Directions for this task >> From the first line of the listing below, retype each line up to and including the one with "1.6, 1.8, 2];"; pictures stay out.

--- start ---

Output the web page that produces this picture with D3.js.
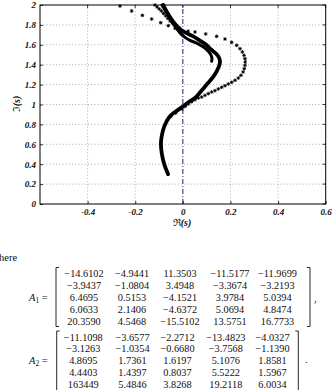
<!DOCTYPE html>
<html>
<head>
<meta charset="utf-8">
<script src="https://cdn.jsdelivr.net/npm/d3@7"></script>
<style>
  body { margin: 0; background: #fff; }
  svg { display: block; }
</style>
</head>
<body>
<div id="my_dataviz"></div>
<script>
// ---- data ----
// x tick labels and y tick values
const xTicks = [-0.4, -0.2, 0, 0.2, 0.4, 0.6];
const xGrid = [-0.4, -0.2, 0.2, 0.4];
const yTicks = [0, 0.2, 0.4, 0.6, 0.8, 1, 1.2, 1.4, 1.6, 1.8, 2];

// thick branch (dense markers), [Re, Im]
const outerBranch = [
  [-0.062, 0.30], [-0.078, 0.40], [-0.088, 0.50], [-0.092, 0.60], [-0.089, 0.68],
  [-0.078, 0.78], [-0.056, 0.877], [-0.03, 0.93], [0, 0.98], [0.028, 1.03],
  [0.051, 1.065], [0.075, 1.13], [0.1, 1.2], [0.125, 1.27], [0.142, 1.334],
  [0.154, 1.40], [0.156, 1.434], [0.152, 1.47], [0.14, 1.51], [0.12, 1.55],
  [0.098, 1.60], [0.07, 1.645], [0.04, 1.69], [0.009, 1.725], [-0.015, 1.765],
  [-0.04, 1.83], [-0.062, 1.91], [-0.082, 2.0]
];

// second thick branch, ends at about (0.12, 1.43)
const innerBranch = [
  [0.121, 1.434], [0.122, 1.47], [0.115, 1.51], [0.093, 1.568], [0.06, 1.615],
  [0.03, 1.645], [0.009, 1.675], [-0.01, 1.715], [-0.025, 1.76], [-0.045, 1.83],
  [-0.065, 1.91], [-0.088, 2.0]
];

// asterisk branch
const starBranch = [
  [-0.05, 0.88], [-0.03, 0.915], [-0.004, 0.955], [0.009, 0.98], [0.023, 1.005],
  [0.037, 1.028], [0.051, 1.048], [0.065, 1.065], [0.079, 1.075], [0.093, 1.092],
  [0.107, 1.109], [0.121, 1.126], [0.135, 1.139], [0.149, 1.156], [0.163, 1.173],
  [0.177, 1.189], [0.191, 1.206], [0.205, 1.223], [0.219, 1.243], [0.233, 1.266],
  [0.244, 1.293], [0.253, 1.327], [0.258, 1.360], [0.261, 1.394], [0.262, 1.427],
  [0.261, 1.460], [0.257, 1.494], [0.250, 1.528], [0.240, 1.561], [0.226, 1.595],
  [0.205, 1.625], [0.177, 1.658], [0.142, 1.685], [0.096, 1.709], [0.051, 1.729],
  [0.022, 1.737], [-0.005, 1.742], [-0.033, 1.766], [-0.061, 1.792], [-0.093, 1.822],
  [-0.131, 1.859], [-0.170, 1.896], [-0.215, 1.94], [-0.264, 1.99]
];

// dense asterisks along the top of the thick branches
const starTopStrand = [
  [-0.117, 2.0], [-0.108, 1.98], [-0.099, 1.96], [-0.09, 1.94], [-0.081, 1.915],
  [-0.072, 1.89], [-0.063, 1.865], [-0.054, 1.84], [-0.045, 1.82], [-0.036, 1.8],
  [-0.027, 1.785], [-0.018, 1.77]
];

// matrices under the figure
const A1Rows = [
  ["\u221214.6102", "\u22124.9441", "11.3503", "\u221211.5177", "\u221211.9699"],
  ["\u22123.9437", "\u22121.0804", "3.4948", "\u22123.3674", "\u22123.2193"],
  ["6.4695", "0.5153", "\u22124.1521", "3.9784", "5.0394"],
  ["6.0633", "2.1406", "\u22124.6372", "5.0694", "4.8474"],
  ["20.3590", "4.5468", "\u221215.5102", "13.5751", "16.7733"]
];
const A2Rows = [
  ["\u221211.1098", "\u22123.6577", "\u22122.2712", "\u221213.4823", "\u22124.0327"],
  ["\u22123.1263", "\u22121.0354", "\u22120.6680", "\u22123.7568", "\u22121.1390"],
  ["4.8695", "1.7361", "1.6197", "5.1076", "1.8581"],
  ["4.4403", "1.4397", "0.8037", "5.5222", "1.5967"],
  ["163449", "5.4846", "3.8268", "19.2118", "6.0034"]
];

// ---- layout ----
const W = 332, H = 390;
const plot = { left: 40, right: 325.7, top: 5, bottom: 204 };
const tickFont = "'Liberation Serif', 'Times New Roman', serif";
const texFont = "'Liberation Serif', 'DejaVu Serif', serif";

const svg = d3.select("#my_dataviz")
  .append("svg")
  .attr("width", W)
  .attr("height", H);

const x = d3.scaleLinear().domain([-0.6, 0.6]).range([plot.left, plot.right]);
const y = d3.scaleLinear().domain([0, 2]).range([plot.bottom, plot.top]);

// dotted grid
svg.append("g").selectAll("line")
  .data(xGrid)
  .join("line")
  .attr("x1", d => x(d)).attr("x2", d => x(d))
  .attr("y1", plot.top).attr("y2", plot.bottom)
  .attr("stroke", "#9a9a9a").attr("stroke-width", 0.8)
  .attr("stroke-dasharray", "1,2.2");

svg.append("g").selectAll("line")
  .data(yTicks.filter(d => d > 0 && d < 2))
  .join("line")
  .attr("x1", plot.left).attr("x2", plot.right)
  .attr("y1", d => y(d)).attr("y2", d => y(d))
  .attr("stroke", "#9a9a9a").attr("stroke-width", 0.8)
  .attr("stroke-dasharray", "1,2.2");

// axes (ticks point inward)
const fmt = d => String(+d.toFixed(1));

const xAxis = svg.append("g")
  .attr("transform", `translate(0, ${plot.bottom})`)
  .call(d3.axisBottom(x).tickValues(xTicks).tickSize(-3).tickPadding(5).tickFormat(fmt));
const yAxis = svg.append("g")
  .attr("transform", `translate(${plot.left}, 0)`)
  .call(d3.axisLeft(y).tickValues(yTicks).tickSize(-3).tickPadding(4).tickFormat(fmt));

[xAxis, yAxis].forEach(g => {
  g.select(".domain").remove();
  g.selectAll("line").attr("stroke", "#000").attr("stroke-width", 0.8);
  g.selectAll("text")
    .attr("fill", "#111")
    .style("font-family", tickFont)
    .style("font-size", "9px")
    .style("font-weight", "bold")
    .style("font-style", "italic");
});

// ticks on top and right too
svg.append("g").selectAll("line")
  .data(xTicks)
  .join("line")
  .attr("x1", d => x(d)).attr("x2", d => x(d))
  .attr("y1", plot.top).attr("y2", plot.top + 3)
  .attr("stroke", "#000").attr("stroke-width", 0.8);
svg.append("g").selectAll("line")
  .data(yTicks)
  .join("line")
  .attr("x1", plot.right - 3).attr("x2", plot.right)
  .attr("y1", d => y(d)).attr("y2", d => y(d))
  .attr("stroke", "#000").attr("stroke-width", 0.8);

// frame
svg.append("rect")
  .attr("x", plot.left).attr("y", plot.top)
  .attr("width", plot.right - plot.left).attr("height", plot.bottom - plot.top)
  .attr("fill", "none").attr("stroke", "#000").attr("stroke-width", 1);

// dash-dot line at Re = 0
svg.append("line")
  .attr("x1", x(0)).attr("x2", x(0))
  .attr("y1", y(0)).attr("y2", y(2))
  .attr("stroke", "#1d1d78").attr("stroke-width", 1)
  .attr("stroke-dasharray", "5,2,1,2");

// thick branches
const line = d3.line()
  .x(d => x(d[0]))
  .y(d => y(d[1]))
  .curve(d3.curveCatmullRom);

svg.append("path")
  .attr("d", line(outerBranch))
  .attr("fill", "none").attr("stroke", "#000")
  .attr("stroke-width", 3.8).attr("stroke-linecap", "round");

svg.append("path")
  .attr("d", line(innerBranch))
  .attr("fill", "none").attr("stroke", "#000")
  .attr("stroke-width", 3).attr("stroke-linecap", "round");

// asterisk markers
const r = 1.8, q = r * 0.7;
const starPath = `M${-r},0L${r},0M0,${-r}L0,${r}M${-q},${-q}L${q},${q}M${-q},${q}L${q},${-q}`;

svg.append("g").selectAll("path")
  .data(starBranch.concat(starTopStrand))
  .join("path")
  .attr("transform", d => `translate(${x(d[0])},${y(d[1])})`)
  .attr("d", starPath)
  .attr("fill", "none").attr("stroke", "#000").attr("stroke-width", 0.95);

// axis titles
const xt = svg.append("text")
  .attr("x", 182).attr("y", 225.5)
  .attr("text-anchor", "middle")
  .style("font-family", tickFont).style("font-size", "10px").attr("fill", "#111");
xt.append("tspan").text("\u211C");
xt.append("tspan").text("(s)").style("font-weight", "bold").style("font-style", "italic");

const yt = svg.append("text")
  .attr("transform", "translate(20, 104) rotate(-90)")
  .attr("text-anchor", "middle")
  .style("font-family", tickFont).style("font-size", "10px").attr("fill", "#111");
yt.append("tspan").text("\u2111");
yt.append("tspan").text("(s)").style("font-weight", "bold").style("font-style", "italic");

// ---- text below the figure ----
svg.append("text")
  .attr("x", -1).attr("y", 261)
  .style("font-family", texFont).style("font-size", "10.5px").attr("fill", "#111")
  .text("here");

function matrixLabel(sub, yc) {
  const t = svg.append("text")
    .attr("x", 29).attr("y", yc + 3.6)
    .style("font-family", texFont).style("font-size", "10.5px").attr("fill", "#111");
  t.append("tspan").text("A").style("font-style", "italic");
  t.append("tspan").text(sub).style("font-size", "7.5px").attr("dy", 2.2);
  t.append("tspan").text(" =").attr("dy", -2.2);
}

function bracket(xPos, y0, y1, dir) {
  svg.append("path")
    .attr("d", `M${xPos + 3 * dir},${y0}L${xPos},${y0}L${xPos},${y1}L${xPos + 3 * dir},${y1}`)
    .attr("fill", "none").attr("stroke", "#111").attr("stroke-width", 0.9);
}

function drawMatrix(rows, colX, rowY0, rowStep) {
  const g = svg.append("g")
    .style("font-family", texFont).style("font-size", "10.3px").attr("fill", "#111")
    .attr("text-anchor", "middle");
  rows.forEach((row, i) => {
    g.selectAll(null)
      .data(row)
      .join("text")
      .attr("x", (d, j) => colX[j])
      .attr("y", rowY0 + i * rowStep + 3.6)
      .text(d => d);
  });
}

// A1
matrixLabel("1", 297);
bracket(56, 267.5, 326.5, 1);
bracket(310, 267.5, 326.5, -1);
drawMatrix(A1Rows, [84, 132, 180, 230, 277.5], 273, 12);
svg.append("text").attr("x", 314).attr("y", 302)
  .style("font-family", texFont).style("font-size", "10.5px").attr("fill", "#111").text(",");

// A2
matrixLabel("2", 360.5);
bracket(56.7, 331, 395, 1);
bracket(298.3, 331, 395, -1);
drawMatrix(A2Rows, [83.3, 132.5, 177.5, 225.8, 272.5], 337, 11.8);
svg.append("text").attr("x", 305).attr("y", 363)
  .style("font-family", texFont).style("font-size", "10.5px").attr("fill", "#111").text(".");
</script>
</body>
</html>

--- end ---

Response >>
Output the web page that produces this picture with D3.js.
<!DOCTYPE html>
<html>
<head>
<meta charset="utf-8">
<script src="https://cdn.jsdelivr.net/npm/d3@7"></script>
<style>
  body { margin: 0; background: #fff; }
  svg { display: block; }
</style>
</head>
<body>
<div id="my_dataviz"></div>
<script>
// ---- data ----
// x tick labels and y tick values
const xTicks = [-0.4, -0.2, 0, 0.2, 0.4, 0.6];
const xGrid = [-0.4, -0.2, 0.2, 0.4];
const yTicks = [0, 0.2, 0.4, 0.6, 0.8, 1, 1.2, 1.4, 1.6, 1.8, 2];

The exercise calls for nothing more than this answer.